**Written instruction**
Report every line from the material that contains the word "this".

————————

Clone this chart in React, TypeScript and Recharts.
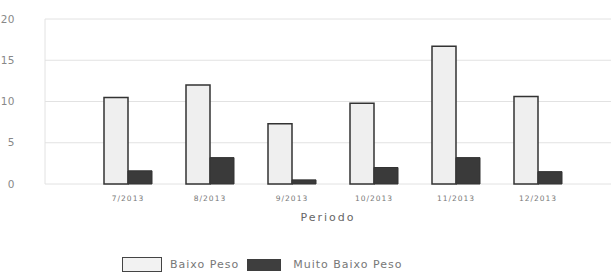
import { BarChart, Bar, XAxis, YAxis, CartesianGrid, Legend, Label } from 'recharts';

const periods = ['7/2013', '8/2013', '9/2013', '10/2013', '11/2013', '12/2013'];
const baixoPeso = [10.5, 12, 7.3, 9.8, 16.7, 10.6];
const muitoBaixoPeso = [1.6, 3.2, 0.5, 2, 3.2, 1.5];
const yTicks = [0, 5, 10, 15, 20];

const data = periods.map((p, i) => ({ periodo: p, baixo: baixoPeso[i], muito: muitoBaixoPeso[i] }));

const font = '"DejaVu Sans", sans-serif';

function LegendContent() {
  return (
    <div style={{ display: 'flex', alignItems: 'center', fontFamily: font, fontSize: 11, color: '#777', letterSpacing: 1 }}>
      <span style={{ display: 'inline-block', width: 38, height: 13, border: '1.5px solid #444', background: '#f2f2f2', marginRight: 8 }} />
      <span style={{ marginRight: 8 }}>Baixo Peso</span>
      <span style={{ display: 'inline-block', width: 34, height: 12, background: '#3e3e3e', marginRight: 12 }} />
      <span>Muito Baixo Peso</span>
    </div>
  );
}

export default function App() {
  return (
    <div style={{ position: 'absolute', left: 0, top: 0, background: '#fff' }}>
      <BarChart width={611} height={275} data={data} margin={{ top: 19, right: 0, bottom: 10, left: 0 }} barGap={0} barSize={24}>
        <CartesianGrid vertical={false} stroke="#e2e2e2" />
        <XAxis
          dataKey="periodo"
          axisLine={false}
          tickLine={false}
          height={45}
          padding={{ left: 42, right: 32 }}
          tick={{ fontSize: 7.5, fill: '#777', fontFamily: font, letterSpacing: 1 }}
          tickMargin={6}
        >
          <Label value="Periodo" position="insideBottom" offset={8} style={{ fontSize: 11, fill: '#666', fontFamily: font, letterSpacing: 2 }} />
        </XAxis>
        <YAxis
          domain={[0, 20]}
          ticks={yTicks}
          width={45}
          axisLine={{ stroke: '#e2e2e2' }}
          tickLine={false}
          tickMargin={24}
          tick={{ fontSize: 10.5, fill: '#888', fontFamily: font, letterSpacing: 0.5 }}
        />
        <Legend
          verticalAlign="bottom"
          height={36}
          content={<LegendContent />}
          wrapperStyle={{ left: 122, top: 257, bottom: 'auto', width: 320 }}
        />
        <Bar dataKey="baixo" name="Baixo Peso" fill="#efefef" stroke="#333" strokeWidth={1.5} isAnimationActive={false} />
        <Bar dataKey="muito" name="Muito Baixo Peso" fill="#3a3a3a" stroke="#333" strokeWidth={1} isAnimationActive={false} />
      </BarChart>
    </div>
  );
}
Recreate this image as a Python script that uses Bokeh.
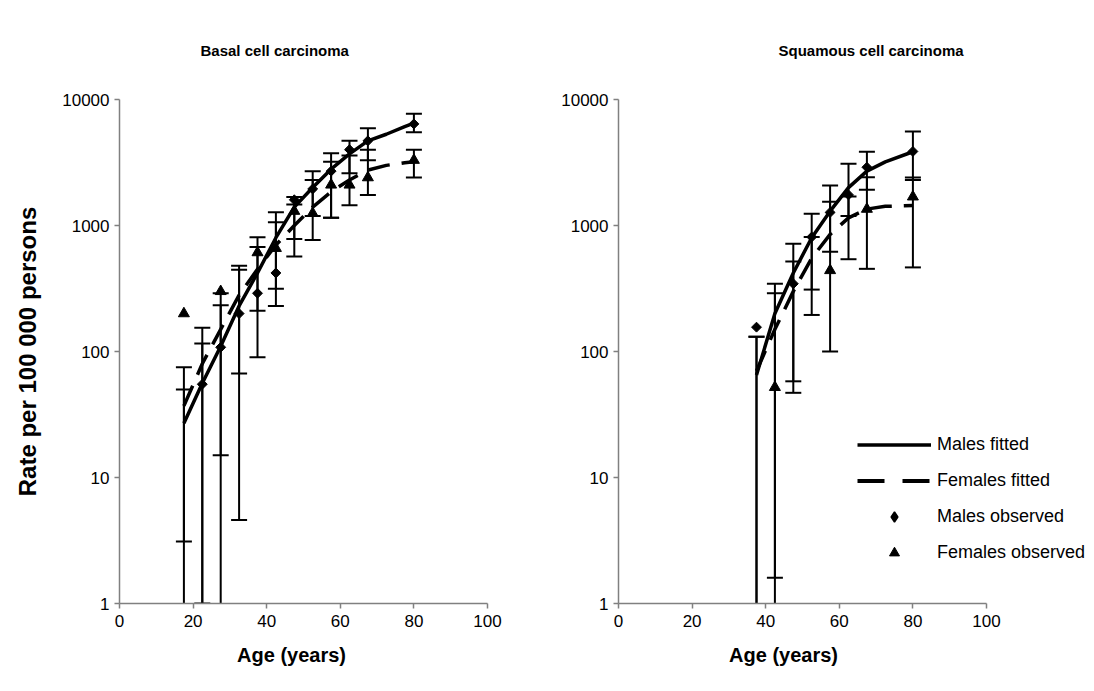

————————

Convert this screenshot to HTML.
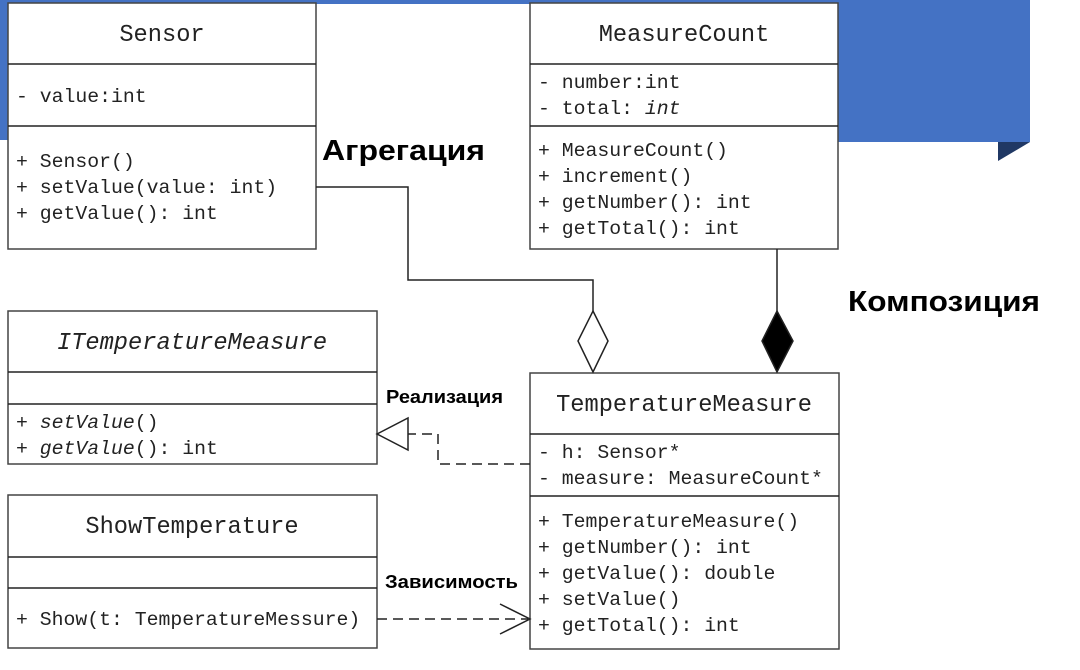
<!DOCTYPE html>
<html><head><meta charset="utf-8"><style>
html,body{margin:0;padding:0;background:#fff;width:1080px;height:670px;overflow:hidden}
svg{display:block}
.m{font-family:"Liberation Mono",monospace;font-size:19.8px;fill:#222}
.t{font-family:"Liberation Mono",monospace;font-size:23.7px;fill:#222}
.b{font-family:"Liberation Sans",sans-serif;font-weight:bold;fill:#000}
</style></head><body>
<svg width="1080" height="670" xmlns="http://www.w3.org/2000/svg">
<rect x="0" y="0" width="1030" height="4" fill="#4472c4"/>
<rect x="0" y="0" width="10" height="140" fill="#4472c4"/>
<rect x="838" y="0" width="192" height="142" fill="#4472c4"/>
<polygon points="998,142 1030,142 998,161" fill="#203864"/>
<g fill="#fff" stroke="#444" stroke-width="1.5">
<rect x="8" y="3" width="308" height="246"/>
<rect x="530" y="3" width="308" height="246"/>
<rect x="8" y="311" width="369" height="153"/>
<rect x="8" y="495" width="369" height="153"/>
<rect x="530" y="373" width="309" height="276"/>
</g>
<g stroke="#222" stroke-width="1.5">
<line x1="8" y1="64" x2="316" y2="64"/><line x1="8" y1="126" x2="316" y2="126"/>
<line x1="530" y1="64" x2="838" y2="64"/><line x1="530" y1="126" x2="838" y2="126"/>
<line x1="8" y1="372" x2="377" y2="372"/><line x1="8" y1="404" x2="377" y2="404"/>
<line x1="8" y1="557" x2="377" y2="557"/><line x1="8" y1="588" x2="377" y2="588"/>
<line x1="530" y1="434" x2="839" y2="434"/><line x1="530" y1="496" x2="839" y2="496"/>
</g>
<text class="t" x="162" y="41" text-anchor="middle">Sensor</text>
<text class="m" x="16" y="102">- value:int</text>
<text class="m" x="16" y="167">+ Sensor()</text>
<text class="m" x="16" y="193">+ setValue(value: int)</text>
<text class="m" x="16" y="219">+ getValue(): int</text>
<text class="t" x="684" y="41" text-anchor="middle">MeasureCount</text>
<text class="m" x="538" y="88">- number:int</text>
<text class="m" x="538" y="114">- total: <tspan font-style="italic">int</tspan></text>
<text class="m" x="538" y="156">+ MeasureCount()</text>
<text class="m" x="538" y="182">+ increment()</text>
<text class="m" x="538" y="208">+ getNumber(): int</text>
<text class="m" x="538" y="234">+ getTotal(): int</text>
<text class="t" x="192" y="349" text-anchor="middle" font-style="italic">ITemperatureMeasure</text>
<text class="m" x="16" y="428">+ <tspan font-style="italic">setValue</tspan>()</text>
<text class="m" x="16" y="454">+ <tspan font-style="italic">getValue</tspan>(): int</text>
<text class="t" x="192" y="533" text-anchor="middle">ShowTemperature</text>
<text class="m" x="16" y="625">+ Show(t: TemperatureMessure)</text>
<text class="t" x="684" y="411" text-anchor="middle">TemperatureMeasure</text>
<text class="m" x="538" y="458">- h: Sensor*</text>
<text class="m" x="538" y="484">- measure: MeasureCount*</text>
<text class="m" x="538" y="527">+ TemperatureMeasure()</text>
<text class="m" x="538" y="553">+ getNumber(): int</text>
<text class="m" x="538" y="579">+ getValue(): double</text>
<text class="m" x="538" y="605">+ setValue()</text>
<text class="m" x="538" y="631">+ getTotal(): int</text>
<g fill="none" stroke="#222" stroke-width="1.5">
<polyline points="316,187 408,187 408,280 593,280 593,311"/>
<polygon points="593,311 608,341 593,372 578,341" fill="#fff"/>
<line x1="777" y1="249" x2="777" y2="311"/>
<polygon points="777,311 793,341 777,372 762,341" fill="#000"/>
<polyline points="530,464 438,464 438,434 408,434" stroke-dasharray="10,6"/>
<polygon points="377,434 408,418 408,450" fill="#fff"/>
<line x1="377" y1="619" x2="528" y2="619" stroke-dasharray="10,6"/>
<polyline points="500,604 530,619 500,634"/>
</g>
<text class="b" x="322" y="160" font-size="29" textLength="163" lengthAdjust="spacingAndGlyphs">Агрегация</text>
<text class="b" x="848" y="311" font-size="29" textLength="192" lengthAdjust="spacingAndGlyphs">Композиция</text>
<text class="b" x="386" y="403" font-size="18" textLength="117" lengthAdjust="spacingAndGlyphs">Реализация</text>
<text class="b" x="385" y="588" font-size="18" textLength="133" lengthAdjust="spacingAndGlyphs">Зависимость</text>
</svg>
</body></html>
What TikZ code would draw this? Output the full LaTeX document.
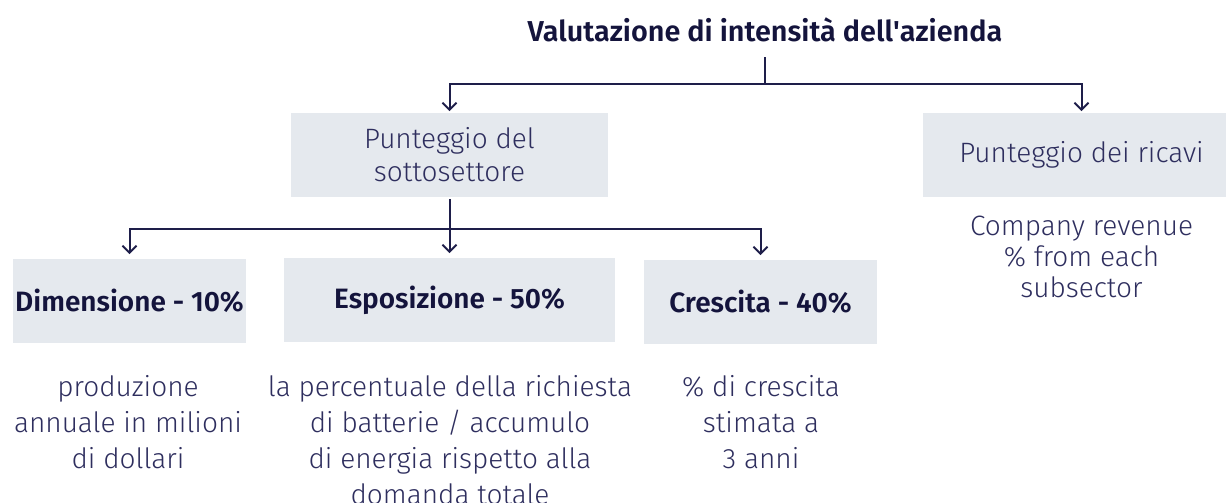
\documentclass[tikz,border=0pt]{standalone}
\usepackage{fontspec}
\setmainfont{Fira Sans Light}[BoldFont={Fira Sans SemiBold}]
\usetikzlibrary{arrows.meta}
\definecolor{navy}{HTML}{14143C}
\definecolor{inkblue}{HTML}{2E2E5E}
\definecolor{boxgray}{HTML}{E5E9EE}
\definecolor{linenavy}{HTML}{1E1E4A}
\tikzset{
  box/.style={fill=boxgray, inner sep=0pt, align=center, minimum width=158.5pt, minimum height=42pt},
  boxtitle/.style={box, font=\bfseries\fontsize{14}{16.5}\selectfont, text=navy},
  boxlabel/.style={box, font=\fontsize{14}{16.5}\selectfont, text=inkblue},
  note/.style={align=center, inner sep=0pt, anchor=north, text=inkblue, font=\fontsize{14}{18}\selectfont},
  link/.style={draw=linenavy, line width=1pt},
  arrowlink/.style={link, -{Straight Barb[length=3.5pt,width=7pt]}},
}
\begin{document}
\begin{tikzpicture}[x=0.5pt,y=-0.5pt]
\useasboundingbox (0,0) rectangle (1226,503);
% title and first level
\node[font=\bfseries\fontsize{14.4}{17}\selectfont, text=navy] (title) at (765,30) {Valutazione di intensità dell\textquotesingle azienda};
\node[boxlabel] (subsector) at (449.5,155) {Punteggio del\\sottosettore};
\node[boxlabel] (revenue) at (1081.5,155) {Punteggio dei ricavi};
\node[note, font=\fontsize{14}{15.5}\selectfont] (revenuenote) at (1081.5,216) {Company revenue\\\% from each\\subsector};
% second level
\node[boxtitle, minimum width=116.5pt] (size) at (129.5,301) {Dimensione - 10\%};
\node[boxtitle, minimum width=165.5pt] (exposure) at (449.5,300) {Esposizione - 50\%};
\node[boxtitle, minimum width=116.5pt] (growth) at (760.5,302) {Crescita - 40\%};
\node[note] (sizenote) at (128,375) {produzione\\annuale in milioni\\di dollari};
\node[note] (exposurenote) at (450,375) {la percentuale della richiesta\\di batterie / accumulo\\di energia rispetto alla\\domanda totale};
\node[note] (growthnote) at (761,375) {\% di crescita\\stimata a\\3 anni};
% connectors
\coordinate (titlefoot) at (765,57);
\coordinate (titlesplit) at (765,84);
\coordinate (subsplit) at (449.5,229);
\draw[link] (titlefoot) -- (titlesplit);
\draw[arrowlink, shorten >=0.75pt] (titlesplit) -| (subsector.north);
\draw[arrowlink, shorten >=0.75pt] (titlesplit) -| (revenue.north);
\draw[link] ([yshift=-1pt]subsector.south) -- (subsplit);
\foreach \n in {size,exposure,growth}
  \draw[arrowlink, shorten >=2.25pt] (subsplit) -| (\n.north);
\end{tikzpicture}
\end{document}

————————

**Exercise answer**
Clone this chart in React, TypeScript and Recharts.
Recreate this image as a Python script that uses Bokeh.
Convert this screenshot to HTML.
What TikZ code would draw this? Output the full LaTeX document.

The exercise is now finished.